ATPTour.com reviews key facts and figures to remember from the 2024 ATP Challenger Tour season.
Ugo Carabelli Claims Most Match Wins
For the second consecutive year, an Argentine topped the Challenger match wins leaderboard. The 25-year-old Camilo Ugo Carabelli tallied a 49-16 season record, steering clear of second-placed Tristan Boyer, who went 44-23.
Ugo Carabelli claimed three titles, lifting the trophy in Piracicaba, Santa Cruz de la Sierra and Villa Maria. Last year’s match-wins leader was Ugo Carabelli’s countryman Francisco Comesana.
Dzumhur Dominates With Six Titles
The 32-year-old Damir Dzumhur enjoyed a resurgent year, collecting a season-leading six Challenger titles and returning to the Top 100 for the first time in four years. Dzumhur was unstoppable in Challenger finals, winning 12 of 13 sets contested across six title matches. The former World No. 23 in the PIF ATP Rankings triumphed in Barletta, Ostrava, Zagreb, Santo Domingo, Istanbul and Maia.
Dzumhur is one of seven players to win at least six crowns in a Challenger season, joining Tallon Griekspoor, Benjamin Bonzi, Sebastian Baez, Facundo Bagnis, Juan Ignacio Chela and Younes El Aynaoui.
Damir Dzumhur wins in Ostrava. Credit: Lukas Brezin
Jacob Fearnley won four Challenger trophies, second most this season. The Briton went 27-3 this season on the Challenger circuit, including a 17-match winning streak from August to October.
Fearnley became just the third player to finish a season with a win percentage of 90 per cent or greater (min. 25 matches played). Guillermo Canas and Carlos Berlocq both registered 28-3 (90.3 per cent) records in 2006 and 2011, respectively.
Teen Titans
At 17 years, 11 months, Brazil’s Joao Fonseca became the youngest Challenger champion of 2024 with his triumph at the Lexington Challenger. Teenagers accounted for 17 titles this year, matching the most in a single season since 2017. Three #NextGenATP teens claimed more than one title: Learner Tien (3), Gabriel Debru (2) and Nishesh Basavareddy (2).
Biggest Movers To Top 100
The 23-year-old Fearnley, who graduated from Texas Christian University in May, made the biggest jump to the year-end Top 100 of the PIF ATP Rankings, soaring 539 spots to No. 99. This is the biggest jump to the year-end Top 100 since 2019, when Jannik Sinner rose 685 spots.

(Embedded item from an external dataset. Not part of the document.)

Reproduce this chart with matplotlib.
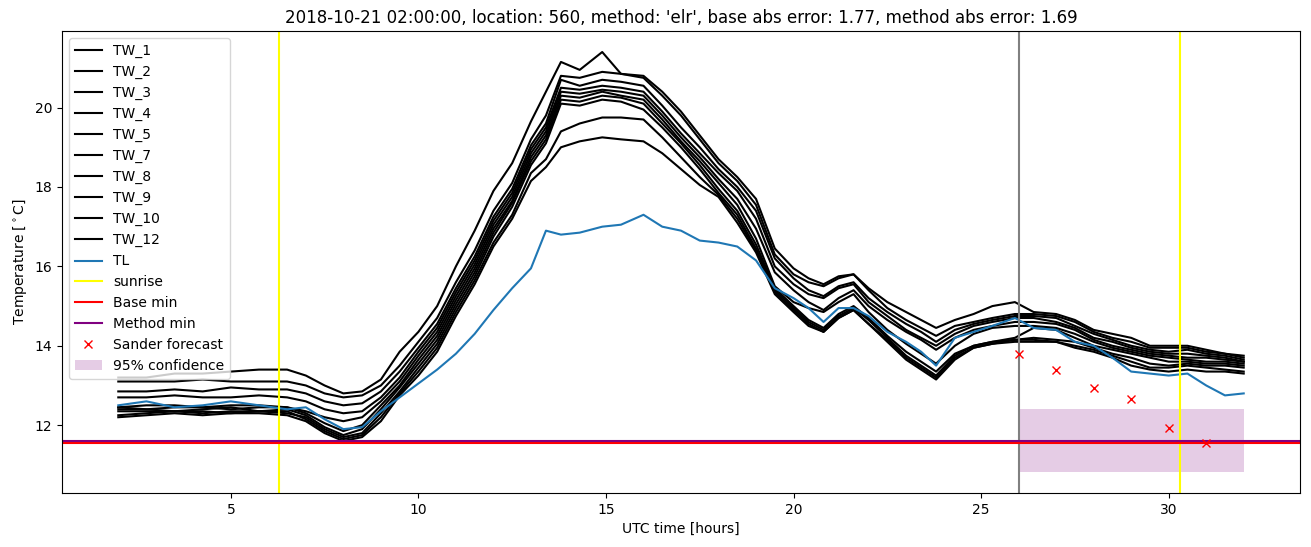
import matplotlib

matplotlib.use("Agg")
import matplotlib.pyplot as plt


# hours since 2018-10-21 00:00 UTC
HOURS = [
    2.0, 2.75, 3.5, 4.25, 5.0, 5.75, 6.5, 7.0, 7.5, 8.0, 8.5,
    9.0, 9.5, 10.0, 10.5, 11.0, 11.5, 12.0, 12.5, 13.0, 13.4, 13.8,
    14.3, 14.9, 15.4, 16.0,
    16.5, 17.0, 17.5, 18.0, 18.5, 19.0, 19.5, 20.0, 20.4, 20.8,
    21.2, 21.6, 22.0, 22.5, 23.0, 23.4, 23.8, 24.3, 24.8, 25.3, 25.9,
    26.4, 27.0, 27.5, 28.0, 28.5, 29.0, 29.5, 30.0, 30.5, 31.0, 31.5, 32.0,
]

TW_1 = [
    13.2, 13.2, 13.3, 13.3, 13.35, 13.4, 13.4, 13.25, 13.0, 12.8, 12.85,
    13.15, 13.85, 14.35, 15.0, 16.0, 16.9, 17.9, 18.6, 19.65, 20.4, 21.15,
    20.95, 21.4, 20.85, 20.8,
    20.4, 19.9, 19.3, 18.7, 18.25, 17.7, 16.45, 15.95, 15.7, 15.55,
    15.75, 15.8, 15.45, 15.1, 14.85, 14.65, 14.45, 14.65, 14.8, 15.0, 15.1,
    14.85, 14.8, 14.65, 14.4, 14.3, 14.2, 14.0, 14.0, 14.0, 13.9, 13.8, 13.75,
]
TW_2 = [
    13.1, 13.1, 13.1, 13.15, 13.1, 13.1, 13.1, 13.0, 12.8, 12.7, 12.75,
    13.0, 13.5, 14.1, 14.7, 15.6, 16.4, 17.4, 18.1, 19.2, 19.8, 20.8,
    20.75, 20.9, 20.85, 20.75,
    20.3, 19.8, 19.2, 18.6, 18.15, 17.55, 16.3, 15.8, 15.6, 15.5,
    15.7, 15.8, 15.4, 14.95, 14.65, 14.45, 14.25, 14.5, 14.6, 14.7, 14.8,
    14.8, 14.75, 14.6, 14.35, 14.2, 14.1, 13.95, 13.95, 13.95, 13.85, 13.8, 13.7,
]
TW_3 = [
    12.85, 12.85, 12.9, 12.85, 12.95, 12.9, 12.9, 12.8, 12.6, 12.5, 12.55,
    12.85, 13.35, 13.95, 14.55, 15.45, 16.25, 17.25, 17.95, 19.05, 19.6, 20.7,
    20.55, 20.7, 20.65, 20.55,
    20.05, 19.5, 19.0, 18.45, 18.0, 17.4, 16.2, 15.7, 15.4, 15.25,
    15.5, 15.6, 15.2, 14.85, 14.55, 14.35, 14.1, 14.4, 14.55, 14.65, 14.75,
    14.75, 14.7, 14.5, 14.3, 14.15, 14.0, 13.9, 13.85, 13.9, 13.8, 13.75, 13.65,
]
TW_4 = [
    12.7, 12.7, 12.75, 12.7, 12.7, 12.75, 12.7, 12.6, 12.4, 12.3, 12.35,
    12.7, 13.2, 13.85, 14.45, 15.35, 16.15, 17.15, 17.85, 18.95, 19.5, 20.5,
    20.45, 20.55, 20.5, 20.4,
    19.9, 19.35, 18.85, 18.35, 17.9, 17.2, 16.0, 15.55, 15.3, 15.2,
    15.45, 15.55, 15.1, 14.75, 14.4, 14.2, 14.0, 14.3, 14.5, 14.6, 14.7,
    14.7, 14.6, 14.45, 14.2, 14.1, 13.95, 13.85, 13.8, 13.8, 13.75, 13.7, 13.6,
]
TW_5 = [
    12.45, 12.5, 12.5, 12.45, 12.5, 12.5, 12.45, 12.35, 12.2, 12.1, 12.2,
    12.6, 13.1, 13.75, 14.35, 15.25, 16.05, 17.05, 17.75, 18.85, 19.4, 20.4,
    20.35, 20.45, 20.4, 20.3,
    19.8, 19.25, 18.75, 18.2, 17.7, 16.95, 15.85, 15.4, 15.1, 14.9,
    15.2, 15.4, 15.0, 14.65, 14.35, 14.15, 13.9, 14.2, 14.4, 14.5, 14.6,
    14.6, 14.55, 14.4, 14.15, 14.0, 13.9, 13.8, 13.75, 13.7, 13.7, 13.65, 13.6,
]
TW_7 = [
    12.45, 12.4, 12.45, 12.45, 12.4, 12.45, 12.45, 12.3, 12.05, 11.85, 12.0,
    12.5, 13.0, 13.65, 14.25, 15.15, 15.95, 16.95, 17.65, 18.75, 19.3, 20.3,
    20.25, 20.4, 20.3, 20.2,
    19.7, 19.15, 18.65, 18.1, 17.55, 16.7, 15.5, 15.1, 14.95, 14.85,
    15.1, 15.3, 14.85, 14.4, 14.05, 13.8, 13.55, 14.0, 14.3, 14.45, 14.5,
    14.5, 14.45, 14.3, 14.1, 13.95, 13.85, 13.75, 13.7, 13.65, 13.6, 13.6, 13.55,
]
TW_8 = [
    12.4, 12.4, 12.35, 12.4, 12.45, 12.35, 12.4, 12.25, 11.95, 11.75, 11.9,
    12.4, 12.95, 13.55, 14.15, 15.05, 15.85, 16.85, 17.6, 18.65, 19.2, 20.2,
    20.15, 20.3, 20.25, 20.1,
    19.6, 19.1, 18.55, 17.95, 17.4, 16.55, 15.45, 15.0, 14.65, 14.45,
    14.8, 15.0, 14.7, 14.25, 13.85, 13.6, 13.35, 13.8, 14.0, 14.1, 14.2,
    14.45, 14.4, 14.2, 14.0, 13.9, 13.8, 13.7, 13.6, 13.6, 13.55, 13.55, 13.5,
]
TW_9 = [
    12.35, 12.35, 12.35, 12.3, 12.35, 12.35, 12.3, 12.2, 11.9, 11.7, 11.8,
    12.3, 12.85, 13.45, 14.05, 14.95, 15.75, 16.75, 17.5, 18.55, 19.1, 20.1,
    20.05, 20.2, 20.15, 19.95,
    19.5, 19.0, 18.45, 17.85, 17.3, 16.45, 15.4, 14.95, 14.6, 14.4,
    14.75, 14.95, 14.65, 14.2, 13.75, 13.5, 13.25, 13.75, 14.0, 14.1, 14.15,
    14.2, 14.15, 14.1, 13.95, 13.8, 13.7, 13.55, 13.5, 13.55, 13.5, 13.5, 13.45,
]
TW_10 = [
    12.25, 12.3, 12.35, 12.35, 12.3, 12.35, 12.35, 12.15, 11.85, 11.65, 11.75,
    12.2, 12.8, 13.35, 13.95, 14.85, 15.65, 16.6, 17.3, 18.35, 18.7, 19.4,
    19.6, 19.75, 19.75, 19.7,
    19.25, 18.75, 18.25, 17.8, 17.2, 16.4, 15.35, 14.9, 14.55, 14.35,
    14.7, 14.9, 14.55, 14.15, 13.7, 13.45, 13.2, 13.7, 13.95, 14.05, 14.15,
    14.15, 14.1, 14.0, 13.9, 13.75, 13.6, 13.45, 13.45, 13.5, 13.45, 13.4, 13.35,
]
TW_12 = [
    12.2, 12.25, 12.3, 12.25, 12.3, 12.3, 12.25, 12.1, 11.8, 11.6, 11.7,
    12.1, 12.75, 13.25, 13.85, 14.75, 15.55, 16.5, 17.2, 18.15, 18.5, 19.0,
    19.15, 19.25, 19.2, 19.15,
    18.85, 18.45, 18.05, 17.75, 17.1, 16.35, 15.3, 14.85, 14.5, 14.35,
    14.7, 14.9, 14.55, 14.1, 13.65, 13.4, 13.15, 13.65, 13.95, 14.05, 14.1,
    14.1, 14.1, 13.95, 13.85, 13.7, 13.5, 13.4, 13.35, 13.4, 13.35, 13.35, 13.3,
]
TL = [
    12.5, 12.6, 12.45, 12.5, 12.6, 12.5, 12.4, 12.45, 12.15, 11.9, 11.95,
    12.35, 12.7, 13.05, 13.4, 13.8, 14.3, 14.9, 15.45, 15.95, 16.9, 16.8,
    16.85, 17.0, 17.05, 17.3,
    17.0, 16.9, 16.65, 16.6, 16.5, 16.15, 15.45, 15.2, 14.95, 14.6,
    14.95, 14.95, 14.75, 14.35, 14.1, 13.85, 13.5, 14.2, 14.35, 14.5, 14.7,
    14.45, 14.4, 14.1, 14.0, 13.7, 13.35, 13.3, 13.25, 13.3, 13.0, 12.75, 12.8,
]

TW_NAMES = ["TW_1", "TW_2", "TW_3", "TW_4", "TW_5", "TW_7", "TW_8", "TW_9", "TW_10", "TW_12"]
TW_SERIES = [TW_1, TW_2, TW_3, TW_4, TW_5, TW_7, TW_8, TW_9, TW_10, TW_12]

SUNRISE_HOURS = [6.28, 30.29]
FORECAST_START = 26.0
BASE_MIN = 11.56
METHOD_MIN = 11.605

SANDER_HOURS = [26, 27, 28, 29, 30, 31]
SANDER_VALUES = [13.79, 13.39, 12.93, 12.67, 11.94, 11.54]

CONF_HOURS = [26, 32]
CONF_LOW = 10.82
CONF_HIGH = 12.4

TITLE = ("2018-10-21 02:00:00, location: 560, method: 'elr', "
         "base abs error: 1.77, method abs error: 1.69")


def main() -> None:
    fig, ax = plt.subplots(figsize=(13.11, 5.47), dpi=100)

    for name, values in zip(TW_NAMES, TW_SERIES):
        ax.plot(HOURS, values, color="black", label=name)
    ax.plot(HOURS, TL, color="tab:blue", label="TL")

    ax.axvline(SUNRISE_HOURS[0], color="yellow", label="sunrise")
    ax.axvline(SUNRISE_HOURS[1], color="yellow")
    ax.axvline(FORECAST_START, color="gray")

    ax.axhline(BASE_MIN, color="red", label="Base min")
    ax.axhline(METHOD_MIN, color="purple", label="Method min")

    ax.plot(SANDER_HOURS, SANDER_VALUES, "x", color="red", label="Sander forecast")
    ax.fill_between(CONF_HOURS, CONF_LOW, CONF_HIGH, color="purple", alpha=0.2,
                    linewidth=0, label="95% confidence")

    ax.set_title(TITLE)
    ax.set_xlabel("UTC time [hours]")
    ax.set_ylabel("Temperature [$^\\circ$C]")
    ax.legend(loc="upper left")

    fig.subplots_adjust(left=0.0473, right=0.9916, top=0.9433, bottom=0.0987)
    fig.savefig("out.png", dpi=100)
    plt.close(fig)


if __name__ == "__main__":
    main()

Player | Ranking Jump | Year-End 2023 — 2024 |
Jacob Fearnley | +539 |
638 – 99 |
Giovanni Mpetshi Perricard | +175 |
206 – 31 |
Shang Juncheng | +135 | 185 – 50 |
Jakub Mensik | +118 |
166 – 48 |
Title Leaders By Country
Players from 44 countries won a title this year. France again led the way with 24 trophies, just three shy of tying its record from last season. Frenchmen Giovanni Mpetshi Perricard and Benjamin Bonzi each claimed a hat-trick of trophies.
Country | Titles |
France | 24 |
Argentina | 22 |
United States | 18 |
Italy | 12 |
ATP Tour & Challenger Tour champions
Six players were crowned champion not only on the ATP Challenger Tour, but also the ATP Tour: Luciano Darderi, Alejandro Tabilo, Mpetshi Perricard, Arthur Fils, Nuno Borges and Benjamin Bonzi.
Tabilo, Mpetshi Perricard and Fils won two tour-level titles. Mpetshi Perricard, 21, is the first player in a decade to win multiple ATP Tour and ATP Challenger Tour titles in a season. David Goffin and Pablo Cuevas both achieved the feat in 2014.
ATP Challenger 175 Events
Five different champions were featured at Challenger 175 events, the highest category at that level. Nuno Borges successfully defended his Phoenix title by downing Matteo Berrettini in the final. Alejandro Tabilo won in Aix-en-Provence while Mariano Navone triumphed in Cagliari. Navone ousted Lorenzo Musetti in the championship match, which was the first Challenger final since 2009 to feature a pair of Top 50 players.
Arthur Fils, first in the PIF ATP Live Race To Jeddah, won on home soil in Bordeaux, France. Italian Francesco Passaro lifted the trophy in Turin, where he defeated five Top 100 players en route to the title, becoming the first player to achieve that feat since Robin Soderling in 2009 (Sunrise).